Monday, January 23, 2017
e-fix-me
I decided last night that I was finally going to go see my doctor. I'm stressed constantly and my levels of anxiety are through the roof. Couple that with the fact that I keep feeling like I'm not worth a damn, and I feel like I'm completely reliving my like in Fall of 2008.
So, at 9 am, I called my doctor and made an appointment. I met with him and after relaying my symptoms, he agreed that it's time for me to be back on my medicine.
I went to Walmart assuming that the deal there for an uninsured person like myself, would be better that other places around. But, they said the lowest price they could give me was $105 for a 30 day supply.
My phone then died. I went to Walgreens, and they quoted me $136. So, I went back to Walmart (even though there were other places to try, I was already worn out) I paid the $105.
I drove 30 minutes home, charged my phone, and found a lot of websites devoted to discount prescriptions. After calling Walmart, I went back to that heinous place- and eventually was given a refund. The total supply of my 30 day prescription is $18.98. Much better.
And, now starts my journey back into the world of Effexor. I was on it for a little over a year, a while back. It worked like a charm when I needed it, but the side effects of a missed dose were the worst things I have ever dealt with.
All I can say is that I hope I don't lose my creativity. That's the one true thing I want to keep.
Wednesday, December 28, 2016
2016
I'm not sure what I feel about this year. Some amazing people died and that really sucks.
Personally, I moved away from Indiana for the second time in my life. Most days I'm thankful that I'm not freezing! Most days I also miss my friends.
My Grandma got put in a nursing home- but she needed to be somewhere where she could be help beyond my parents.
My parents moved to Florida. It's so much fun to visit their new home (though it's always fun to visit them). But nothing beats going South to see them!
As stated in a previous post, my anxiety has shot through the roof. My stress has become almost a tangible monster.
I was unable to really practice my dream this year. Photography is the one thing in like that I want to do. It's the passion I want to make my life.
But, Atomic Lucite has flourished. I didn't keep an actual tally on sales but I can tell you it was high. Higher than I could have ever dreamed.
I made a few new friends this year. Most of them came from the Internet and through Atomic Lucite. But, I adore them so much.
I went from a girl who felt like I could never belong in the Pinup community- to a girl that made her own way it.

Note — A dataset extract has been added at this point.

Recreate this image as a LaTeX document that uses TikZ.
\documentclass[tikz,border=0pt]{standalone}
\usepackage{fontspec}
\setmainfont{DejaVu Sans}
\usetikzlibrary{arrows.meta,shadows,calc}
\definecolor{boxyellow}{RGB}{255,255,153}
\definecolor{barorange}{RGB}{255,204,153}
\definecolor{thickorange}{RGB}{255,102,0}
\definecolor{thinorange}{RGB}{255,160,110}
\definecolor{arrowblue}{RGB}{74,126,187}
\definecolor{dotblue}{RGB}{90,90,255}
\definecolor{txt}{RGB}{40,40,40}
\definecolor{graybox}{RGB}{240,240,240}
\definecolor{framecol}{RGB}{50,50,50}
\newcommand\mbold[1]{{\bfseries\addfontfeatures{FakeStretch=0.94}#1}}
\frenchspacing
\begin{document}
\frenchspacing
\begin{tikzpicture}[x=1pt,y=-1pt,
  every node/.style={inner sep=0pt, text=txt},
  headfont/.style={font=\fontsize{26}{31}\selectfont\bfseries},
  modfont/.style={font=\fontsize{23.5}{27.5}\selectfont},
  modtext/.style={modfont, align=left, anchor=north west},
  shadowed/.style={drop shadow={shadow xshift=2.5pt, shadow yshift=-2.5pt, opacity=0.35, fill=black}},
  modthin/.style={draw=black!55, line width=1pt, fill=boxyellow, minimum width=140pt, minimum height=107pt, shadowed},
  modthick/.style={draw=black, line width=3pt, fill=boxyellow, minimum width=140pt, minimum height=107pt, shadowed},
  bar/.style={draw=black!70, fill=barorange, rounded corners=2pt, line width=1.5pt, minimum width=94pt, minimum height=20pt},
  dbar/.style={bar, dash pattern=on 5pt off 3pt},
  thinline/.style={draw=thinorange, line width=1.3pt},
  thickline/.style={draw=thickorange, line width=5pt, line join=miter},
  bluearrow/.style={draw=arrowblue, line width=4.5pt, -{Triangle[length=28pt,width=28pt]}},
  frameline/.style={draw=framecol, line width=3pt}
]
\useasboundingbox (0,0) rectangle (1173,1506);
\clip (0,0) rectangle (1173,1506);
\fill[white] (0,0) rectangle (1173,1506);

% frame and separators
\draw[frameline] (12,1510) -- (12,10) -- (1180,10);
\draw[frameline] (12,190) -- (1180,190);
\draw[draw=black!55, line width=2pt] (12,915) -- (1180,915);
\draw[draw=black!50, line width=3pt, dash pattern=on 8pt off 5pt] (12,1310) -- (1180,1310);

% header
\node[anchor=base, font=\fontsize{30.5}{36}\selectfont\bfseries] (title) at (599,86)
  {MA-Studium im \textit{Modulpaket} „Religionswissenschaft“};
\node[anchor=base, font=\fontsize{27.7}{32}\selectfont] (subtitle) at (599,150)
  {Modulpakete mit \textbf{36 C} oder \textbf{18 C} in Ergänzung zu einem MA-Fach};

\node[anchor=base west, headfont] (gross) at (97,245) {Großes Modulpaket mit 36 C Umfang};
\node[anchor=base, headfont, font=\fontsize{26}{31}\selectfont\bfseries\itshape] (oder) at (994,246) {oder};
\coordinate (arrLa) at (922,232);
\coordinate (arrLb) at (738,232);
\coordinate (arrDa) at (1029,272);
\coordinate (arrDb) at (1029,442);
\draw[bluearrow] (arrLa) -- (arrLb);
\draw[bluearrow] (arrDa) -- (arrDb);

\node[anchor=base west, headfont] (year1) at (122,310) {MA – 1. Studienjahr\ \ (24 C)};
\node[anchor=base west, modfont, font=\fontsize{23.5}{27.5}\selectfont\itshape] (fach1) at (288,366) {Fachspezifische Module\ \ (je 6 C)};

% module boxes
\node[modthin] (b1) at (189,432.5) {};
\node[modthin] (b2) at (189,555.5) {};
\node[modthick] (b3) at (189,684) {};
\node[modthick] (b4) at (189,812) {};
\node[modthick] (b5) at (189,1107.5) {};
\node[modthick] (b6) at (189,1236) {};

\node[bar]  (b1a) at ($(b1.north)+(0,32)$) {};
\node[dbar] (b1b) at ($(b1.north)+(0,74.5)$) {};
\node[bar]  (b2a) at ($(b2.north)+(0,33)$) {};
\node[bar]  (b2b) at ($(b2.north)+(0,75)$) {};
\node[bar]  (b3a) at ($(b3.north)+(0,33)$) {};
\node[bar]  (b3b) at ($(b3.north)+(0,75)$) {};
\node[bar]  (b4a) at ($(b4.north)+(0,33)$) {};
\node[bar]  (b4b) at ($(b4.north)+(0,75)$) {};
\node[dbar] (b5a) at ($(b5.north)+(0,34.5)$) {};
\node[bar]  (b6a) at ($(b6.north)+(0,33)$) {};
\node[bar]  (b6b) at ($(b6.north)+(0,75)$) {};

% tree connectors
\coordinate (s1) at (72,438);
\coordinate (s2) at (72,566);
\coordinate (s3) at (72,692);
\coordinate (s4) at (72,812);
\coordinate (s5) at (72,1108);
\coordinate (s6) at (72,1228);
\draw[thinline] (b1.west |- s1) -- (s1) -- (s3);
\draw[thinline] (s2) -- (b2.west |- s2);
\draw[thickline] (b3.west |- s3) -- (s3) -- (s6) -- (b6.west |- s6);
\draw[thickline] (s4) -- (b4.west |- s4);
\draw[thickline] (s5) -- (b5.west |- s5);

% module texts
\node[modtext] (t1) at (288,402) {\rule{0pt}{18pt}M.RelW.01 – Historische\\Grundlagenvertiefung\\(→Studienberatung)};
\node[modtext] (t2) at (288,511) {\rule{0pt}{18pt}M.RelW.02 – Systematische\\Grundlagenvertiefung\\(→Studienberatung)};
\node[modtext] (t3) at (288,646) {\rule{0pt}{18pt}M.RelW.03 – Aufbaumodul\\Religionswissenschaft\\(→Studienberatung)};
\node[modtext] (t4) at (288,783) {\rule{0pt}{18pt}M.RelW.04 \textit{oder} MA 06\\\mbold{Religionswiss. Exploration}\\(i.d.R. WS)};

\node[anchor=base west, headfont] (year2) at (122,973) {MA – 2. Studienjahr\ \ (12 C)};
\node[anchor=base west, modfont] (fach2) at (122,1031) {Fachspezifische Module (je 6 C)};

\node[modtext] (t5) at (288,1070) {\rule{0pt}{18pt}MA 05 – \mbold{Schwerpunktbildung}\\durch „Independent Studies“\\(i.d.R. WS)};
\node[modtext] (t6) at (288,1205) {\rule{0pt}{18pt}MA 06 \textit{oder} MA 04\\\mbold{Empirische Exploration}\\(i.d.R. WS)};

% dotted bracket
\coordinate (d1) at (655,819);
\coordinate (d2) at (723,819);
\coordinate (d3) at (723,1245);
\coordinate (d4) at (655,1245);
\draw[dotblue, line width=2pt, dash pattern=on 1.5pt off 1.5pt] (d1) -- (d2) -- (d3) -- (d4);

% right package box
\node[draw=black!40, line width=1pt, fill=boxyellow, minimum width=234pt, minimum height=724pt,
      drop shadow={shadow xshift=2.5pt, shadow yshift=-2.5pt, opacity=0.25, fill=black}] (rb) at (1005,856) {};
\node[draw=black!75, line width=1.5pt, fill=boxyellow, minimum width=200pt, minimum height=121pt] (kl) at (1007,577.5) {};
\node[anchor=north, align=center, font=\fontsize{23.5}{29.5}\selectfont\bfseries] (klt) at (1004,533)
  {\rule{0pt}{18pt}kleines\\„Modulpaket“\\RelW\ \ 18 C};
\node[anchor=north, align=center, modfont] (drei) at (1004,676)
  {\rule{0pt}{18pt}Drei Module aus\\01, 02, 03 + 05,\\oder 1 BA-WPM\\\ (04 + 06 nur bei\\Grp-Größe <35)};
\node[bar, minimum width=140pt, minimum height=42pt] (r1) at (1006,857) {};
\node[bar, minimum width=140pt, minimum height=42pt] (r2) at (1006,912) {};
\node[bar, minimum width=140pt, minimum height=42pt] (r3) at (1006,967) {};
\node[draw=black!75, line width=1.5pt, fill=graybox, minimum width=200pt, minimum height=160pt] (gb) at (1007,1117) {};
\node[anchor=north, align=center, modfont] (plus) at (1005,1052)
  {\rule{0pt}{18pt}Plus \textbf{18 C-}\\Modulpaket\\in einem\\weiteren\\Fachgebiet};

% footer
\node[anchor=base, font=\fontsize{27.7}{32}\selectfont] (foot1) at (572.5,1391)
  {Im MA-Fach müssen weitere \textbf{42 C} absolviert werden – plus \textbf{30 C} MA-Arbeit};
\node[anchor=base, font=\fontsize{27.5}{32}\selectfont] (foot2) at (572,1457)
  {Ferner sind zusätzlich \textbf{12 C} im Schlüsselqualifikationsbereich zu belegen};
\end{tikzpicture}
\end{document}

I have friends who encourage me.
My self esteem is just the same. I rarely post selfies because I feel like I'm being laughed at- even if I'm not. That's just me though, and it won't ever change.
My wardrobe has grown and I have embraced skirts when I had hated them. I've learned to love crop tops. Wearing my dresses to a store makes me feel like a princess.
My dog turned 6 and he's still as crazy as ever. But he sleeps more. That's our own doing though- as we haven't stopped since we moved and he sleeps because he can't lift a hammer.
We moved to Ider, Alabama. Population of... not many. There's one restaurant here, and it sucks. I'm a city/suburban girl. This is too much some days. But, on days when Ibfeel so anxious- I'm glad to be here- away from all the people.
This world has gone to hell.
On a plus the Cubs won! I still smile just thinking about it!
And then I think of what happened right after that and my heart sinks into my stomach.
But, I'm officially really happy to see this year go. As a year, I wouldn't personally call it my worst I also wouldn't call it my personal best. It rode in the middle though it had good and bad spikes.
I'm eager to make 2017 a lot better though.